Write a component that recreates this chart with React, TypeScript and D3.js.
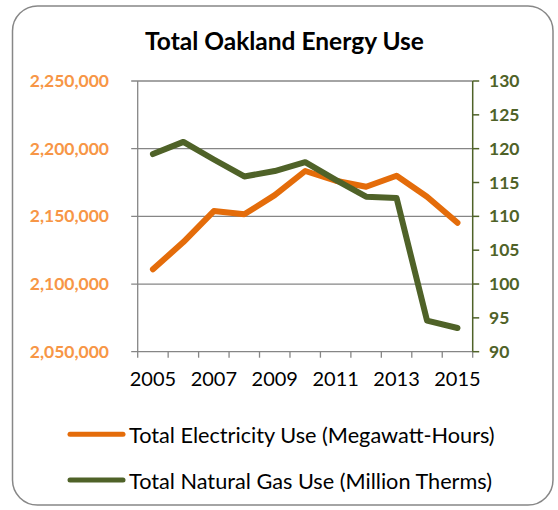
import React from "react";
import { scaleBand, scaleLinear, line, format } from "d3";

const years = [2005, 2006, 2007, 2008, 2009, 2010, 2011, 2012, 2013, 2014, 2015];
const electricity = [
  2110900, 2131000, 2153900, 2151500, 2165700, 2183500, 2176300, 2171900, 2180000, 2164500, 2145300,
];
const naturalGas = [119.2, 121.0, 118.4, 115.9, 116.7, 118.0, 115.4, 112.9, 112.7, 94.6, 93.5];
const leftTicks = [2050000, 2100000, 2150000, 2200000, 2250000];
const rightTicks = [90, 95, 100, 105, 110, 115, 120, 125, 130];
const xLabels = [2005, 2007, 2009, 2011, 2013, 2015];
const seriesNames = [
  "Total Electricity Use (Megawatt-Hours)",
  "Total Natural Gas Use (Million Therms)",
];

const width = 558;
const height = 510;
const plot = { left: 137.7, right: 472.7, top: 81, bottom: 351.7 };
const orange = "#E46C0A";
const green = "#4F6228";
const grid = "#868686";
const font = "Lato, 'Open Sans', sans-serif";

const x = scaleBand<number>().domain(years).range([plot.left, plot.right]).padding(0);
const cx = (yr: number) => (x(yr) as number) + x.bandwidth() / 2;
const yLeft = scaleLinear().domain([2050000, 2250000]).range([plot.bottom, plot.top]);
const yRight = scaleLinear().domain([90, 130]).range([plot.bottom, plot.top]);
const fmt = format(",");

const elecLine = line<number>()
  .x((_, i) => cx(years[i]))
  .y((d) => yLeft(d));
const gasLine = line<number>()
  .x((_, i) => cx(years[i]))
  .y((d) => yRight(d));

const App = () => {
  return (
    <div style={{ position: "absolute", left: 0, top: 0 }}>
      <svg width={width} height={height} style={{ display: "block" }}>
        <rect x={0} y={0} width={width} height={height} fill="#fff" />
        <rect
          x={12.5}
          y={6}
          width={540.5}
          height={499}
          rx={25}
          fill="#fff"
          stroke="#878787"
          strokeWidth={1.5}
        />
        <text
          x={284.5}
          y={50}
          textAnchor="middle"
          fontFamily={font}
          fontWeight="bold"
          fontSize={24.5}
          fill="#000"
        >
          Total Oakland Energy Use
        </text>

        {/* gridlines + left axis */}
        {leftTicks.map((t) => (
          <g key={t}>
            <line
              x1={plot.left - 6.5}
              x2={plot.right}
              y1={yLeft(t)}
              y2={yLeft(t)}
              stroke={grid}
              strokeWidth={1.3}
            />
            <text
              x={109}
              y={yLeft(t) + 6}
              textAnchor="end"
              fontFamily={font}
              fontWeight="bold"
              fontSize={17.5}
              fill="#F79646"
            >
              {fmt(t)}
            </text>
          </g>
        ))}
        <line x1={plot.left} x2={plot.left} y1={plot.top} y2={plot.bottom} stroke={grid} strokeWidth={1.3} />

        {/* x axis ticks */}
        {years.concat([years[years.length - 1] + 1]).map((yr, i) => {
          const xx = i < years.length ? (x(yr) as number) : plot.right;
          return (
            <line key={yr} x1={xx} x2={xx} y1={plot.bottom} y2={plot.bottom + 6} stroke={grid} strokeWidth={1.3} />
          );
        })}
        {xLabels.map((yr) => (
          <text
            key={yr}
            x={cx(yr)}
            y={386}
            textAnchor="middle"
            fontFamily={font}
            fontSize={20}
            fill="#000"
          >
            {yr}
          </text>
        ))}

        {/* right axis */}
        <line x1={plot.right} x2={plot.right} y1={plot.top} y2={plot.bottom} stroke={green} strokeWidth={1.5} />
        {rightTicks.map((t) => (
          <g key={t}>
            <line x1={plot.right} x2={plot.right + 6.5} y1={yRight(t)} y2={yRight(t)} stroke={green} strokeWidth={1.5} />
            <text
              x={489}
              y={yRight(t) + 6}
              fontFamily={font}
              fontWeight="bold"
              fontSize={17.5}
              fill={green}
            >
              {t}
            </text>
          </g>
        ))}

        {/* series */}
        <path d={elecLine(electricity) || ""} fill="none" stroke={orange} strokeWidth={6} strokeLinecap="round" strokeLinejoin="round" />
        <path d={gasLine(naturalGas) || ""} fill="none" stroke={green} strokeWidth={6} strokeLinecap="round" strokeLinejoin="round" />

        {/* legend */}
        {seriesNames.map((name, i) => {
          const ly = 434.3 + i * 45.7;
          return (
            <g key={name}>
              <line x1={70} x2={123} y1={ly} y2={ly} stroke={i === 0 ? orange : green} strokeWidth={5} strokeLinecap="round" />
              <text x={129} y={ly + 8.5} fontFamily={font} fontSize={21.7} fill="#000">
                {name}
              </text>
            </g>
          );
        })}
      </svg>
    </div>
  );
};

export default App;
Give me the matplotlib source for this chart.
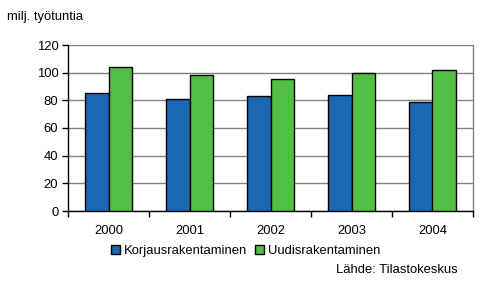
-*-
TASK OBJECTIVE
Using the records above, pull out each line where the word "React" occurs.

ANSWER TO THE TASK
Write a component that recreates this chart with React, TypeScript and D3.js.
import React from "react";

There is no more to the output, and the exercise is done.